* **PROBLEM TO SOLVE**: Write out again, word for word, the lines below from the line that holds "Clone this chart in matplotlib." through the line that holds "ax.tick_params(axis='x', length=0, pad=25)", omitting pictures.

* **MATERIAL PROVIDED**:
[BEGIN]

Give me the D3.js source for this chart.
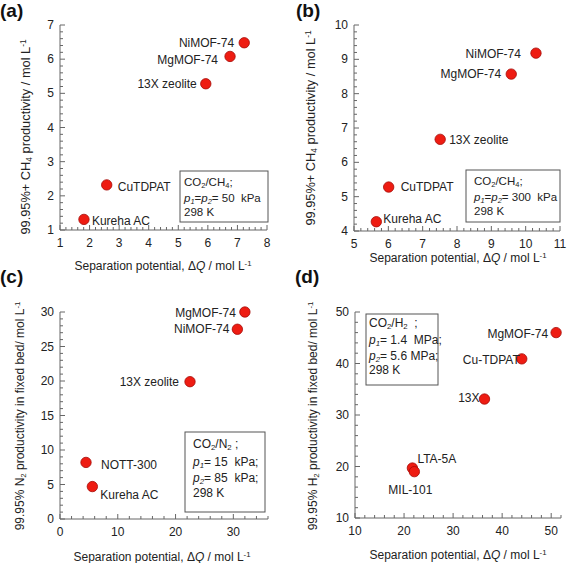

[END]
[BEGIN]

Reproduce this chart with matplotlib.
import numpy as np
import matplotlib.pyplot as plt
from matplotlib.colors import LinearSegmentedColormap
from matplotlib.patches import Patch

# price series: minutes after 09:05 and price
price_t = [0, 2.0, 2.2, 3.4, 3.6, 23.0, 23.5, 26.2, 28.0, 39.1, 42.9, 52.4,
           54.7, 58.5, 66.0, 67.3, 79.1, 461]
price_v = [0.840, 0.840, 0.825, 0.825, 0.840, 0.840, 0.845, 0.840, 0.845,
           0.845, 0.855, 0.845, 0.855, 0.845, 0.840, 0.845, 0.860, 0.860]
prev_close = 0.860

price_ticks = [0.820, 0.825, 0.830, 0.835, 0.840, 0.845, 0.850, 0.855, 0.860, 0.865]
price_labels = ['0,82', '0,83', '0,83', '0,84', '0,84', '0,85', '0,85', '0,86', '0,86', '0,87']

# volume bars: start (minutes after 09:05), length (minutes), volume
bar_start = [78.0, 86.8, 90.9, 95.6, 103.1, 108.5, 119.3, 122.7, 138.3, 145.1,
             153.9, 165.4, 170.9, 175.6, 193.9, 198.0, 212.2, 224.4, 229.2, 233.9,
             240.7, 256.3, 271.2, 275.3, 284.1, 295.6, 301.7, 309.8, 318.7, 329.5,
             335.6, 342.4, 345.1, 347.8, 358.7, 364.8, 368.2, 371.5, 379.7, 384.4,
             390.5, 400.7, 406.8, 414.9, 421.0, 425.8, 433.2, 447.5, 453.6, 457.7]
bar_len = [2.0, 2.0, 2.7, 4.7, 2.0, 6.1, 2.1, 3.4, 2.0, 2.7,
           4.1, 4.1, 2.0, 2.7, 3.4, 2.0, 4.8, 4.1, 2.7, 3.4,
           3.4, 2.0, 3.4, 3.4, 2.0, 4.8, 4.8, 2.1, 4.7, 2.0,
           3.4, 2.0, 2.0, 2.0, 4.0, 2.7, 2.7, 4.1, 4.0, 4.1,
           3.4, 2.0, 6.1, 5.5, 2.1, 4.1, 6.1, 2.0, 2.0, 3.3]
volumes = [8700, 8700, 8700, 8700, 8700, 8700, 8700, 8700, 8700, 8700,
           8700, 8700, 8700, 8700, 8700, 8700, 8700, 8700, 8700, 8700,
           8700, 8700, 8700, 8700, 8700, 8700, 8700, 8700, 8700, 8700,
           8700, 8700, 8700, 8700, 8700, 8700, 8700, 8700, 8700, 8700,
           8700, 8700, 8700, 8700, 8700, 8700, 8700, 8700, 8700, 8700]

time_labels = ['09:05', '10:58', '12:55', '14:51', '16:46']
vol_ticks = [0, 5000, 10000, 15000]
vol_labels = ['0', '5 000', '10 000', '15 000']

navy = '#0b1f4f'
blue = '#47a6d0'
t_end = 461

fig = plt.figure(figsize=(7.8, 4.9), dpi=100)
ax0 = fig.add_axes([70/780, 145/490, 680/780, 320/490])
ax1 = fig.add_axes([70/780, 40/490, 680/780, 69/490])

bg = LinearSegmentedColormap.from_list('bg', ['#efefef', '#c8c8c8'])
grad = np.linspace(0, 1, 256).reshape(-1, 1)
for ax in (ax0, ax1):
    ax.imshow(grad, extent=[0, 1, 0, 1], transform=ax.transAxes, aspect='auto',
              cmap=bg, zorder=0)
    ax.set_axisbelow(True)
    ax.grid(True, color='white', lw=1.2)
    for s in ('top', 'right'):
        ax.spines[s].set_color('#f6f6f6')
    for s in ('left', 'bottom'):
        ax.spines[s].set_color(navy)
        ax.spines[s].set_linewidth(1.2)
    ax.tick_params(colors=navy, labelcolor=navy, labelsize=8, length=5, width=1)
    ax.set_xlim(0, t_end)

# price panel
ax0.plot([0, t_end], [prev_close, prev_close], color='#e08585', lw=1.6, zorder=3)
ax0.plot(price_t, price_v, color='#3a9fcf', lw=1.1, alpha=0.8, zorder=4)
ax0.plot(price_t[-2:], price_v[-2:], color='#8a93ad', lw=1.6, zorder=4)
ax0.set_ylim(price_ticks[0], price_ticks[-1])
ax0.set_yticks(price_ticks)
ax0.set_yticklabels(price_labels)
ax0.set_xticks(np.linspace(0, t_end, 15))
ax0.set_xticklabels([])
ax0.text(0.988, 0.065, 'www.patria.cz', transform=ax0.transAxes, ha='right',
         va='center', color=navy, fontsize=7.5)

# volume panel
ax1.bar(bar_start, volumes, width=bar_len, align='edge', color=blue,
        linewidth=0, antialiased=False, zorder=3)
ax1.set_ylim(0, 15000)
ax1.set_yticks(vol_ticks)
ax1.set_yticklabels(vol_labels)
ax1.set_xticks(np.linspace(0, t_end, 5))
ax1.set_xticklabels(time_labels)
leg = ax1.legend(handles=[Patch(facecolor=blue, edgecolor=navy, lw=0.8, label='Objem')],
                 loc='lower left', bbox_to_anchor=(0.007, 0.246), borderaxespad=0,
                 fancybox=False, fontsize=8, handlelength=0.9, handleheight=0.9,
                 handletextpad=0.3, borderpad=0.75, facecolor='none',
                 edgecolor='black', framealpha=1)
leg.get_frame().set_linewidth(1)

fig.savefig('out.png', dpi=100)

[END]
[BEGIN]

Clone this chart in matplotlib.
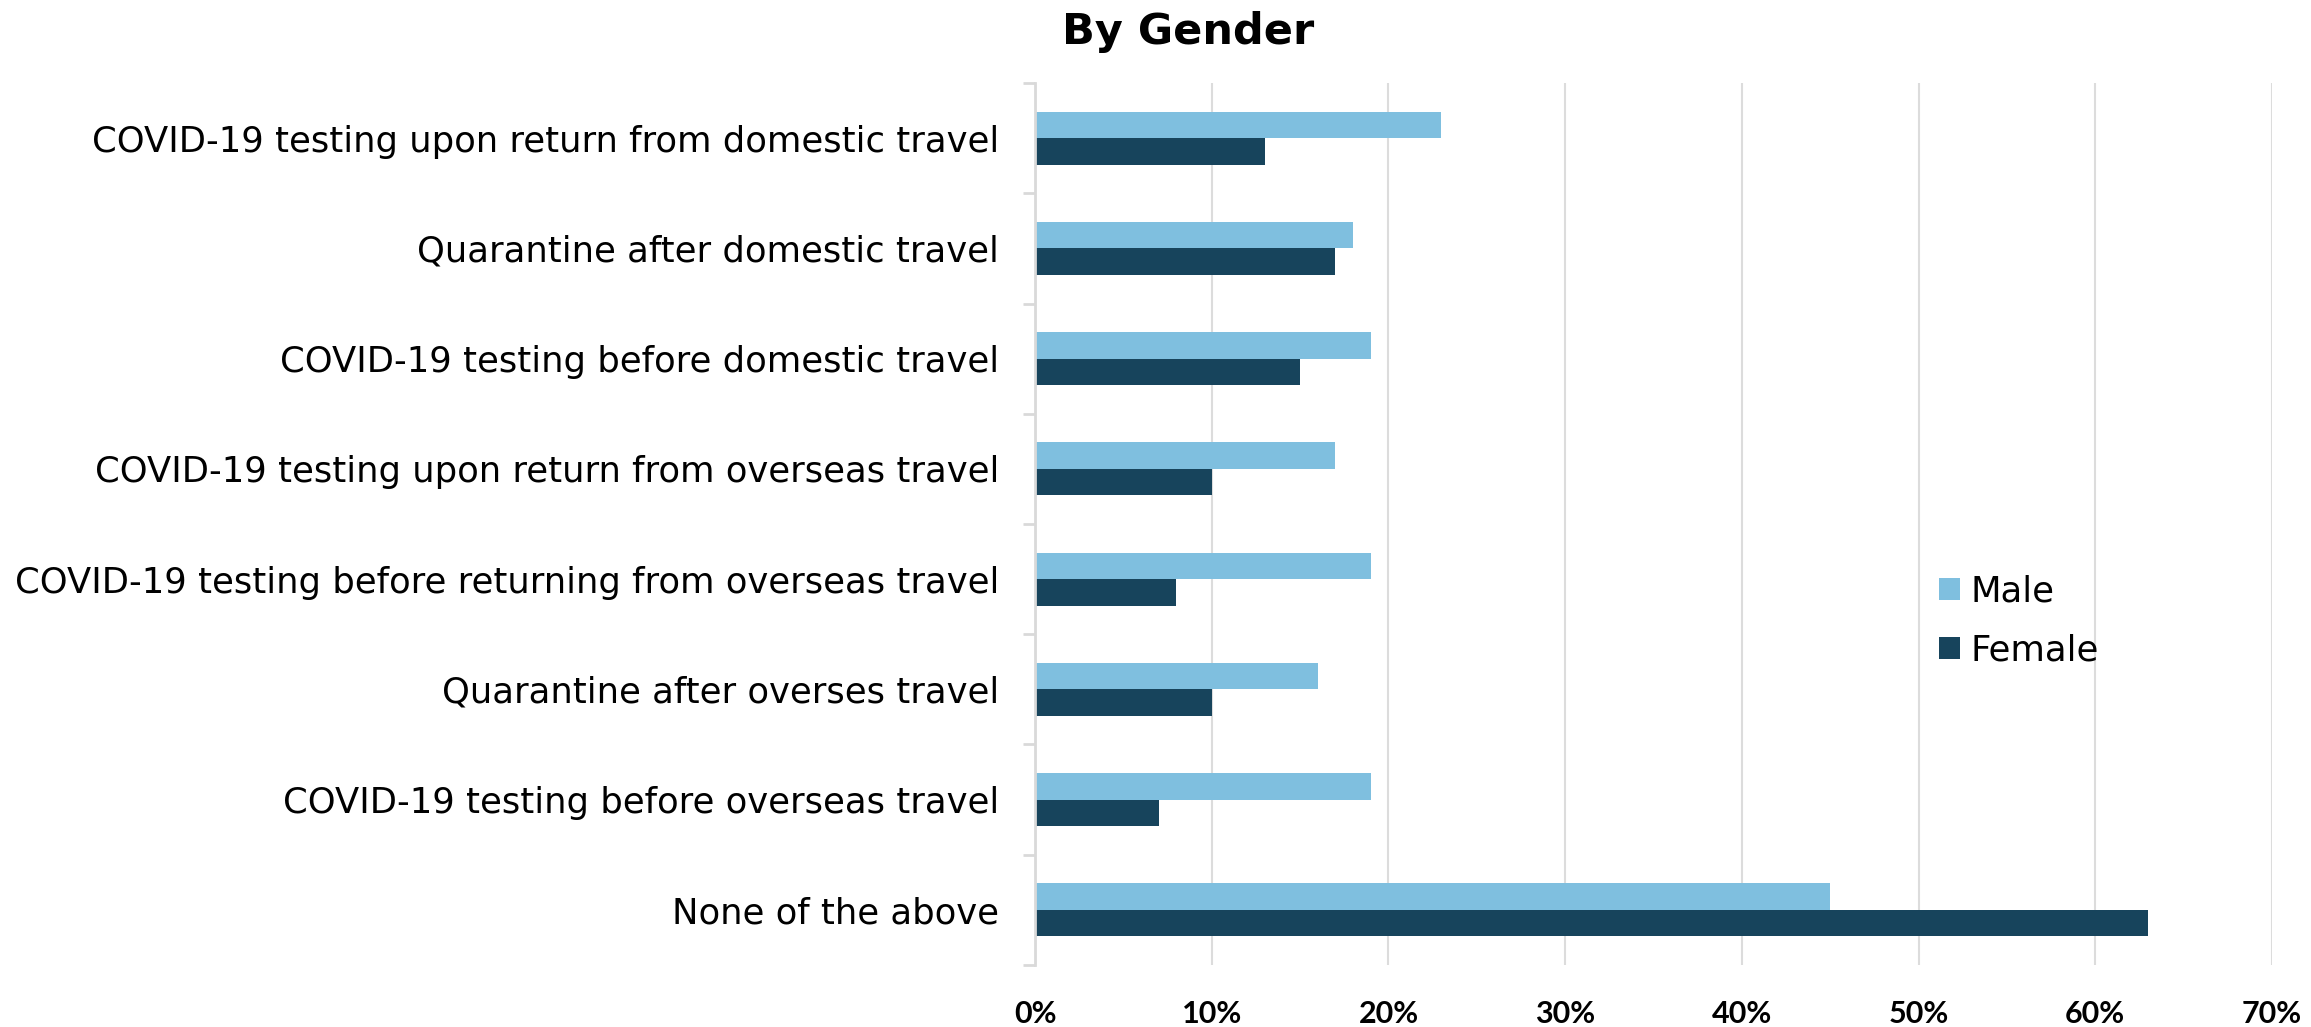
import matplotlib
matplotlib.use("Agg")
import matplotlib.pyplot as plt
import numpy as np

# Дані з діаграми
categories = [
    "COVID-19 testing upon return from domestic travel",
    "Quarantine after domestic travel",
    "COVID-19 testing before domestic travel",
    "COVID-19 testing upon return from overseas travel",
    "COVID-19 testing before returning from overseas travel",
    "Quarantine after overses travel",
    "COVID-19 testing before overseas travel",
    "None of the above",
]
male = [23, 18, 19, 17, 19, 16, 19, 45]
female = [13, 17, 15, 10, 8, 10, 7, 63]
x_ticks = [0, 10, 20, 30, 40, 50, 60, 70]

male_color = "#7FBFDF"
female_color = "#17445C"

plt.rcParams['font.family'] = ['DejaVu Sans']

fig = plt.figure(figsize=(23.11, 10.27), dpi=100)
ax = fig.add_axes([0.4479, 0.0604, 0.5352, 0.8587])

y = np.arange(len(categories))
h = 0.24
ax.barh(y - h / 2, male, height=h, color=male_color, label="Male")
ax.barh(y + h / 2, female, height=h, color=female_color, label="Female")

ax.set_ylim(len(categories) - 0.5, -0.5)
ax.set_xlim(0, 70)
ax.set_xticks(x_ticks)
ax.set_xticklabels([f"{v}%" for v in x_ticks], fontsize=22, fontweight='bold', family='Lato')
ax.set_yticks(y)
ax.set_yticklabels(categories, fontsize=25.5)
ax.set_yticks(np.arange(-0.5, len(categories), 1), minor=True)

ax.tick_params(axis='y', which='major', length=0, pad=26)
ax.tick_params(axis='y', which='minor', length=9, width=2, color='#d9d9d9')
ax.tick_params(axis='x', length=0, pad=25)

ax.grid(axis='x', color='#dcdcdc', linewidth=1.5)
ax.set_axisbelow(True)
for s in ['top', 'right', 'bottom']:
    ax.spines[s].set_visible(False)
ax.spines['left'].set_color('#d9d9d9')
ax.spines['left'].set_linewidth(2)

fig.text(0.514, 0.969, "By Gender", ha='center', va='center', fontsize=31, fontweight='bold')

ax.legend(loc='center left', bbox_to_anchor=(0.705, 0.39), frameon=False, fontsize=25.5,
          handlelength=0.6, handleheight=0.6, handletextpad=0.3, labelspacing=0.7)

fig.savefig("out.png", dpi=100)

[END]

* **EXPECTED ANSWER**:
Clone this chart in matplotlib.
import matplotlib
matplotlib.use("Agg")
import matplotlib.pyplot as plt
import numpy as np

# Дані з діаграми
categories = [
    "COVID-19 testing upon return from domestic travel",
    "Quarantine after domestic travel",
    "COVID-19 testing before domestic travel",
    "COVID-19 testing upon return from overseas travel",
    "COVID-19 testing before returning from overseas travel",
    "Quarantine after overses travel",
    "COVID-19 testing before overseas travel",
    "None of the above",
]
male = [23, 18, 19, 17, 19, 16, 19, 45]
female = [13, 17, 15, 10, 8, 10, 7, 63]
x_ticks = [0, 10, 20, 30, 40, 50, 60, 70]

male_color = "#7FBFDF"
female_color = "#17445C"

plt.rcParams['font.family'] = ['DejaVu Sans']

fig = plt.figure(figsize=(23.11, 10.27), dpi=100)
ax = fig.add_axes([0.4479, 0.0604, 0.5352, 0.8587])

y = np.arange(len(categories))
h = 0.24
ax.barh(y - h / 2, male, height=h, color=male_color, label="Male")
ax.barh(y + h / 2, female, height=h, color=female_color, label="Female")

ax.set_ylim(len(categories) - 0.5, -0.5)
ax.set_xlim(0, 70)
ax.set_xticks(x_ticks)
ax.set_xticklabels([f"{v}%" for v in x_ticks], fontsize=22, fontweight='bold', family='Lato')
ax.set_yticks(y)
ax.set_yticklabels(categories, fontsize=25.5)
ax.set_yticks(np.arange(-0.5, len(categories), 1), minor=True)

ax.tick_params(axis='y', which='major', length=0, pad=26)
ax.tick_params(axis='y', which='minor', length=9, width=2, color='#d9d9d9')
ax.tick_params(axis='x', length=0, pad=25)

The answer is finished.